- [Exercise objective] Only the lines from the line containing "Convert this chart to Chart.js code." to the line containing "const difThinR1 = [10.08, 7.56, 4.05, 2.04, 1.087, 0.408];", with both of those lines, are to be repeated exactly. Leave the images out.

- [Input material]

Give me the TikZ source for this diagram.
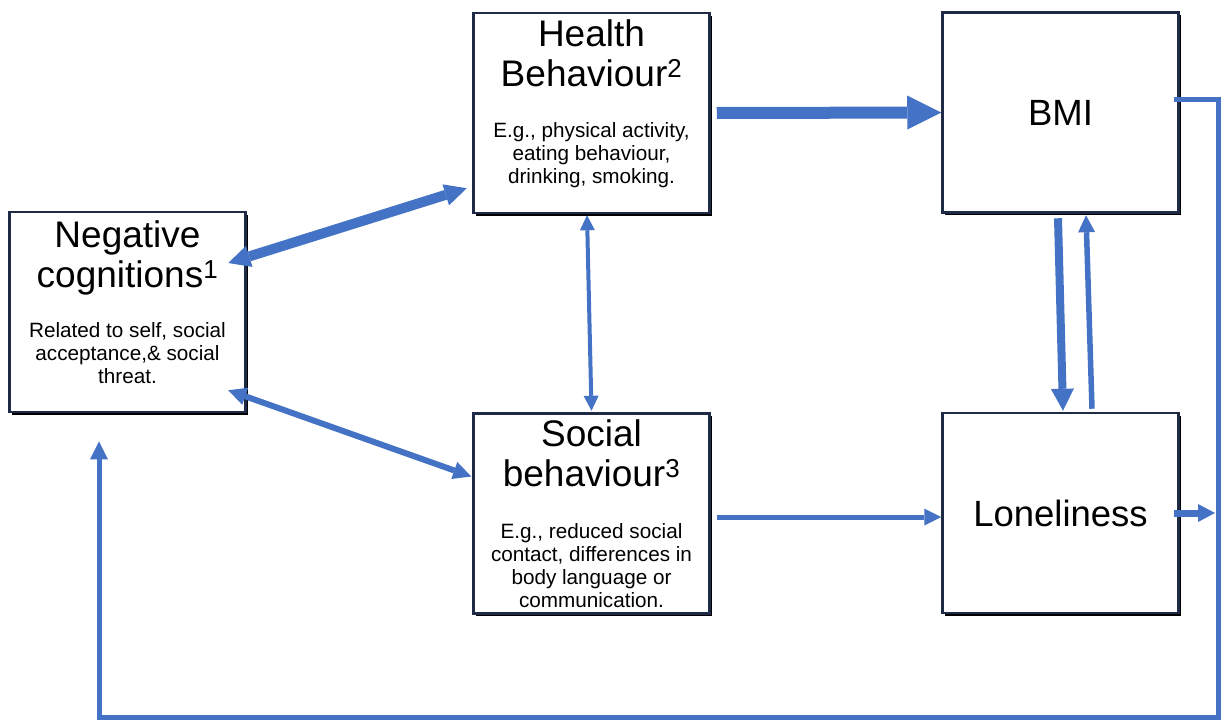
\documentclass[tikz,border=0pt]{standalone}
\usepackage{fontspec}
\setmainfont{Liberation Sans}
\usepackage{xcolor}
\usepackage{tikz}
\usetikzlibrary{arrows.meta, positioning, calc, shadows}
\definecolor{boxedge}{RGB}{30,42,70}
\definecolor{linkblue}{RGB}{68,114,196}

\begin{document}
\begin{tikzpicture}[
    x=1pt, y=-1pt,
    factor/.style={rectangle, draw=boxedge, line width=2.5pt, fill=white,
                   minimum width=236pt, minimum height=200pt, inner sep=0pt,
                   drop shadow={shadow xshift=2.5pt, shadow yshift=-2.5pt,
                                fill=black, opacity=1},
                   font=\fontsize{36.5}{40}\selectfont},
    heading/.style={font=\fontsize{37}{40}\selectfont, align=center, inner sep=0pt},
    detail/.style={font=\fontsize{20.7}{23}\selectfont, align=center, inner sep=0pt},
    link/.style={draw=linkblue, line join=miter}
]
\useasboundingbox (0,0) rectangle (1221,720);
\node[factor] (neg) at (127.5,312) {};
\node[factor] (hb) at (591.5,113) {};
\node[factor] (sb) at (591.5,513.5) {};
\node[factor] (bmi) at (1060.5,112.5) {BMI};
\node[factor] (lon) at (1060.5,513) {Loneliness};
\node[heading, below=9.4pt of neg.north] (negHead) {Negative\\cognitions\textsuperscript{1}};
\node[detail, below=111.1pt of neg.north] (negText) {Related to self, social\\acceptance,\& social\\threat.};
\node[heading, below=7.4pt of hb.north] (hbHead) {Health\\Behaviour\textsuperscript{2}};
\node[detail, below=110.1pt of hb.north] (hbText) {E.g., physical activity,\\eating behaviour,\\drinking, smoking.};
\node[heading, below=7.4pt of sb.north] (sbHead) {Social\\behaviour\textsuperscript{3}};
\node[detail, below=111.1pt of sb.north] (sbText) {E.g., reduced social\\contact, differences in\\body language or\\communication.};
\coordinate (fbBR) at (1218,717);
\coordinate (fbBL) at (99,717);
% links between the factors
\draw[link, line width=10pt, {Triangle[length=22pt,width=22pt,line width=0pt]}-{Triangle[length=22pt,width=22pt,line width=0pt]}]
    ($(neg.east)+(-18.5,-49)$) -- ($(hb.south west)+(-5.5,-26)$);
\draw[link, line width=6pt, {Triangle[length=18pt,width=18pt,line width=0pt]}-{Triangle[length=18pt,width=18pt,line width=0pt]}]
    ($(neg.south east)+(-18.5,-23)$) -- ($(sb.west)+(-1,-37)$);
\draw[link, line width=4pt, {Triangle[length=15pt,width=15pt,line width=0pt]}-{Triangle[length=15pt,width=15pt,line width=0pt]}]
    ($(hb.south)+(-4.5,1)$) -- ($(sb.north)+(0,-1.5)$);
\draw[link, line width=12pt, -{Triangle[length=34pt,width=34pt,line width=0pt]}]
    ($(hb.east)+(6,0)$) -- (bmi.west);
\draw[link, line width=5pt, -{Triangle[length=17pt,width=17pt,line width=0pt]}]
    ($(sb.east)+(6,3.5)$) -- ($(lon.west)+(0,4)$);
\draw[link, line width=8pt, -{Triangle[length=22pt,width=23pt,line width=0pt]}]
    ($(bmi.south)+(-2.5,4.5)$) -- ($(lon.north)+(2.5,-1)$);
\draw[link, line width=5.5pt, -{Triangle[length=17pt,width=17pt,line width=0pt]}]
    ($(lon.north)+(31.5,-3)$) -- ($(bmi.south)+(25.5,1.5)$);
\draw[link, line width=7pt, -{Triangle[length=17pt,width=18pt,line width=0pt]}]
    ($(lon.east)+(-5.5,0)$) -- ($(lon.east -| fbBR)+(-3,0)$);
% feedback loop
\draw[link, line width=5pt, -{Triangle[length=18pt,width=18pt,line width=0pt]}]
    ($(bmi.east)+(-6,-13.5)$) -| (fbBR) -- (fbBL) -- ($(neg.south -| fbBL)+(0,28)$);
\end{tikzpicture}
\end{document}
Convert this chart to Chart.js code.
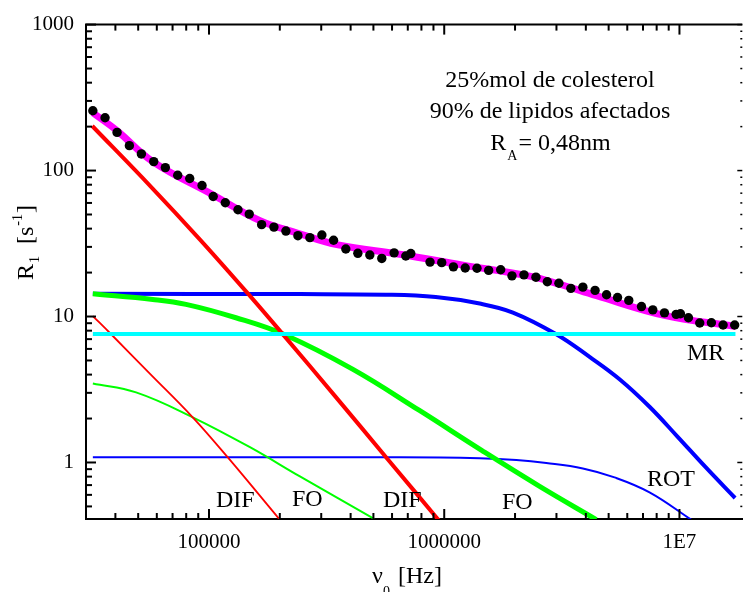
<!DOCTYPE html>
<html>
<head>
<meta charset="utf-8">
<script src="https://cdn.jsdelivr.net/npm/chart.js@4.4.0/dist/chart.umd.min.js"></script>
<style>
  html, body { margin: 0; padding: 0; background: #fff; }
  #wrap { width: 747px; height: 592px; }
</style>
</head>
<body>
<div id="wrap"><canvas id="chart" width="747" height="592"></canvas></div>
<script>
// measured R1 points (Hz, s^-1)
const freqData = [32080, 36150, 40660, 45870, 51590, 58220, 65230, 73620, 82800, 93390,
  104200, 117300, 132800, 148300, 167400, 188800, 212300, 238800, 268500, 301900,
  338500, 381700, 429300, 482700, 542700, 612300, 686400, 720800, 870300, 975900,
  1094000, 1228000, 1378000, 1545000, 1738000, 1941000, 2183000, 2454000, 2743000, 3073000,
  3454000, 3885000, 4378000, 4898000, 5454000, 6090000, 6896000, 7703000, 8635000, 9683000,
  10100000, 10920000, 12200000, 13670000, 15330000, 17170000];
const r1Data = [256.8, 230, 182.6, 148.1, 130.0, 115.2, 104.8, 92.9, 88.2, 79.0,
  66.4, 60.2, 53.9, 50.3, 42.6, 41.0, 38.5, 35.8, 34.7, 36.2,
  33.3, 29.0, 27.1, 26.4, 25.0, 27.3, 26.0, 27.0, 23.6, 23.4,
  21.9, 21.5, 21.4, 20.7, 20.9, 19.0, 19.3, 18.6, 17.3, 16.9,
  15.6, 15.9, 15.1, 14.1, 13.5, 12.9, 11.7, 11.1, 10.6, 10.35,
  10.45, 9.81, 9.03, 9.07, 8.75, 8.75];

// total fit (magenta)
const fitFreq = [32080, 40660, 57680, 103700, 164700, 238800, 349500, 658100, 1187000, 2307000, 3073000, 4443000, 8635000, 17290000];
const fitR1 = [248.9, 187.5, 115.2, 68.3, 45.4, 37.2, 31.1, 26.6, 22.6, 18.9, 16.7, 13.9, 10.19, 8.55];

// MR (cyan)
const mrFreq = [32080, 17300000];
const mrR1 = [7.6, 7.6];

// DIF (red), thick and thin
const difFreq = [31900, 56170, 91570, 149300, 208800, 342800, 573900, 952400];
const difR1 = [202, 78.6, 33.65, 13.85, 7.37, 2.86, 1.058, 0.398];
const difThinFreq = [32080, 38370, 56170, 85270, 120000, 199300];
const difThinR1 = [10.08, 7.56, 4.05, 2.04, 1.087, 0.408];

// FO (green), thick and thin
const foFreq = [32080, 57680, 79860, 130200, 208800, 407600, 781600, 1443000, 2544000, 4430000];
const foR1 = [14.31, 13.10, 12.12, 9.81, 7.53, 4.36, 2.28, 1.21, 0.686, 0.406];
const foThinFreq = [32080, 48980, 85270, 149300, 243500, 503500];
const foThinR1 = [3.48, 3.02, 2.04, 1.272, 0.802, 0.411];

// ROT (blue), thick and thin
const rotFreq = [32080, 243500, 564400, 920300, 1415000, 1959000, 2995000, 4148000, 5563000, 7460000, 9806000, 12890000, 17240000];
const rotR1 = [14.31, 14.24, 14.1, 13.59, 12.27, 10.65, 7.56, 5.29, 3.72, 2.41, 1.505, 0.932, 0.571];
const rotThinFreq = [32080, 647100, 1415000, 2026000, 2716000, 3885000, 5297000, 7460000, 11210000];
const rotThinR1 = [1.087, 1.085, 1.068, 1.040, 0.992, 0.910, 0.790, 0.624, 0.406];

// axis ticks
const xTicks = [1e5, 1e6, 1e7];
const yTicks = [1, 10, 100, 1000];

const FONT = '"Liberation Serif", "Times New Roman", serif';

function zip(xs, ys) {
    return xs.map((x, i) => ({ x: x, y: ys[i] }));
}

function curve(xs, ys, color, width) {
    return {
        data: zip(xs, ys),
        showLine: true,
        borderColor: color,
        borderWidth: width,
        pointRadius: 0,
        tension: 0.4,
        fill: false
    };
}

function minorValues(min, max) {
    const out = [];
    for (let e = Math.floor(Math.log10(min)); e <= Math.ceil(Math.log10(max)); e++) {
        for (let k = 2; k <= 9; k++) {
            const v = k * Math.pow(10, e);
            if (v > min * 1.001 && v < max * 0.999) out.push(v);
        }
    }
    return out;
}

// frame, inward ticks and texts
const decorate = {
    id: 'decorate',
    afterDraw(chart) {
        const { ctx, chartArea: a, scales } = chart;
        const xs = scales.x, ys = scales.y;
        const seg = (x1, y1, x2, y2, w) => {
            ctx.lineWidth = w;
            ctx.beginPath(); ctx.moveTo(x1, y1); ctx.lineTo(x2, y2); ctx.stroke();
        };
        ctx.save();
        ctx.strokeStyle = '#000';

        // top frame line
        seg(a.left - 1, a.top, a.right, a.top, 2);

        // x ticks (bottom + top)
        xTicks.forEach(v => {
            const px = xs.getPixelForValue(v);
            seg(px, a.bottom, px, a.bottom - 10, 2);
            seg(px, a.top, px, a.top + 10, 2);
        });
        minorValues(xs.min, xs.max).forEach(v => {
            const px = xs.getPixelForValue(v);
            seg(px, a.bottom, px, a.bottom - 6, 2);
            seg(px, a.top, px, a.top + 6, 2);
        });

        // y ticks (left solid, right only small marks)
        yTicks.forEach(v => {
            const py = ys.getPixelForValue(v);
            seg(a.left, py, a.left + 10, py, 2);
            seg(a.right, py, a.right - 5, py, 1.5);
        });
        minorValues(ys.min, ys.max).forEach(v => {
            const py = ys.getPixelForValue(v);
            seg(a.left, py, a.left + 6, py, 2);
            seg(a.right, py, a.right - 2, py, 1.5);
        });

        ctx.fillStyle = '#000';
        ctx.textBaseline = 'alphabetic';

        // curve labels
        ctx.font = '24px ' + FONT;
        ctx.textAlign = 'left';
        ctx.fillText('DIF', 216, 507);
        ctx.fillText('FO', 292, 506);
        ctx.fillText('DIF', 383, 507);
        ctx.fillText('FO', 502, 509);
        ctx.fillText('ROT', 647, 486);
        ctx.fillText('MR', 687, 360);

        // info block
        ctx.textAlign = 'center';
        ctx.fillText('25%mol de colesterol', 550, 87);
        ctx.fillText('90% de lipidos afectados', 550, 117.5);
        ctx.textAlign = 'left';
        const big = '24px ' + FONT, small = '14px ' + FONT;
        ctx.font = big;
        const wR = ctx.measureText('R').width;
        const wRest = ctx.measureText('= 0,48nm').width;
        ctx.font = small;
        const wA = ctx.measureText('A').width;
        let x0 = 550.5 - (wR + wA + 2 + wRest) / 2;
        ctx.font = big; ctx.fillText('R', x0, 149.5);
        ctx.font = small; ctx.fillText('A', x0 + wR + 1, 159.5);
        ctx.font = big; ctx.fillText('= 0,48nm', x0 + wR + wA + 2, 149.5);

        // x title
        ctx.font = big; ctx.fillText('\u03bd', 372, 583);
        ctx.font = small; ctx.fillText('0', 383, 596);
        ctx.font = big; ctx.fillText('[Hz]', 398, 583);

        // y title (rotated)
        ctx.translate(33, 280);
        ctx.rotate(-Math.PI / 2);
        let cx = 0;
        ctx.font = big; ctx.fillText('R', cx, 0); cx += ctx.measureText('R').width + 1;
        ctx.font = small; ctx.fillText('1', cx, 6); cx += ctx.measureText('1').width;
        ctx.font = big; ctx.fillText('  [s', cx, 0); cx += ctx.measureText('  [s').width + 1;
        ctx.font = small; ctx.fillText('-1', cx, -11); cx += ctx.measureText('-1').width + 1;
        ctx.font = big; ctx.fillText(']', cx, 0);

        ctx.restore();
    }
};

new Chart(document.getElementById('chart'), {
    type: 'scatter',
    data: {
        datasets: [
            {
                data: zip(freqData, r1Data),
                showLine: false,
                pointRadius: 4.7,
                pointBackgroundColor: '#000',
                pointBorderWidth: 0
            },
            curve(fitFreq, fitR1, '#ff00ff', 7),
            curve(mrFreq, mrR1, '#00ffff', 4),
            curve(difFreq, difR1, '#ff0000', 4),
            curve(foFreq, foR1, '#00ff00', 5),
            curve(rotFreq, rotR1, '#0000ff', 4),
            curve(difThinFreq, difThinR1, '#ff0000', 1.8),
            curve(foThinFreq, foThinR1, '#00ff00', 2),
            curve(rotThinFreq, rotThinR1, '#0000ff', 2)
        ]
    },
    options: {
        responsive: false,
        animation: false,
        layout: { padding: { left: 0, right: 4, top: 22, bottom: 0 } },
        plugins: { legend: { display: false }, tooltip: { enabled: false } },
        scales: {
            x: {
                type: 'logarithmic',
                min: 30000,
                max: 18500000,
                grid: { display: false, drawTicks: false },
                border: { display: true, color: '#000', width: 2 },
                afterBuildTicks: s => { s.ticks = xTicks.map(v => ({ value: v })); },
                afterFit: s => { s.height = 73; },
                ticks: {
                    autoSkip: false,
                    maxRotation: 0,
                    padding: 11,
                    color: '#000',
                    font: { family: FONT, size: 21 },
                    callback: v => v === 1e7 ? '1E7' : String(v)
                }
            },
            y: {
                type: 'logarithmic',
                min: 0.41,
                max: 1000,
                grid: { display: false, drawTicks: false },
                border: { display: true, color: '#000', width: 2 },
                afterBuildTicks: s => { s.ticks = yTicks.map(v => ({ value: v })); },
                afterFit: s => { s.width = 86; },
                ticks: {
                    autoSkip: false,
                    padding: 12,
                    color: '#000',
                    font: { family: FONT, size: 21 },
                    callback: v => String(v)
                }
            }
        }
    },
    plugins: [decorate]
});
</script>
</body>
</html>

- [Answer in full]
Convert this chart to Chart.js code.
<!DOCTYPE html>
<html>
<head>
<meta charset="utf-8">
<script src="https://cdn.jsdelivr.net/npm/chart.js@4.4.0/dist/chart.umd.min.js"></script>
<style>
  html, body { margin: 0; padding: 0; background: #fff; }
  #wrap { width: 747px; height: 592px; }
</style>
</head>
<body>
<div id="wrap"><canvas id="chart" width="747" height="592"></canvas></div>
<script>
// measured R1 points (Hz, s^-1)
const freqData = [32080, 36150, 40660, 45870, 51590, 58220, 65230, 73620, 82800, 93390,
  104200, 117300, 132800, 148300, 167400, 188800, 212300, 238800, 268500, 301900,
  338500, 381700, 429300, 482700, 542700, 612300, 686400, 720800, 870300, 975900,
  1094000, 1228000, 1378000, 1545000, 1738000, 1941000, 2183000, 2454000, 2743000, 3073000,
  3454000, 3885000, 4378000, 4898000, 5454000, 6090000, 6896000, 7703000, 8635000, 9683000,
  10100000, 10920000, 12200000, 13670000, 15330000, 17170000];
const r1Data = [256.8, 230, 182.6, 148.1, 130.0, 115.2, 104.8, 92.9, 88.2, 79.0,
  66.4, 60.2, 53.9, 50.3, 42.6, 41.0, 38.5, 35.8, 34.7, 36.2,
  33.3, 29.0, 27.1, 26.4, 25.0, 27.3, 26.0, 27.0, 23.6, 23.4,
  21.9, 21.5, 21.4, 20.7, 20.9, 19.0, 19.3, 18.6, 17.3, 16.9,
  15.6, 15.9, 15.1, 14.1, 13.5, 12.9, 11.7, 11.1, 10.6, 10.35,
  10.45, 9.81, 9.03, 9.07, 8.75, 8.75];

// total fit (magenta)
const fitFreq = [32080, 40660, 57680, 103700, 164700, 238800, 349500, 658100, 1187000, 2307000, 3073000, 4443000, 8635000, 17290000];
const fitR1 = [248.9, 187.5, 115.2, 68.3, 45.4, 37.2, 31.1, 26.6, 22.6, 18.9, 16.7, 13.9, 10.19, 8.55];

// MR (cyan)
const mrFreq = [32080, 17300000];
const mrR1 = [7.6, 7.6];

// DIF (red), thick and thin
const difFreq = [31900, 56170, 91570, 149300, 208800, 342800, 573900, 952400];
const difR1 = [202, 78.6, 33.65, 13.85, 7.37, 2.86, 1.058, 0.398];
const difThinFreq = [32080, 38370, 56170, 85270, 120000, 199300];
const difThinR1 = [10.08, 7.56, 4.05, 2.04, 1.087, 0.408];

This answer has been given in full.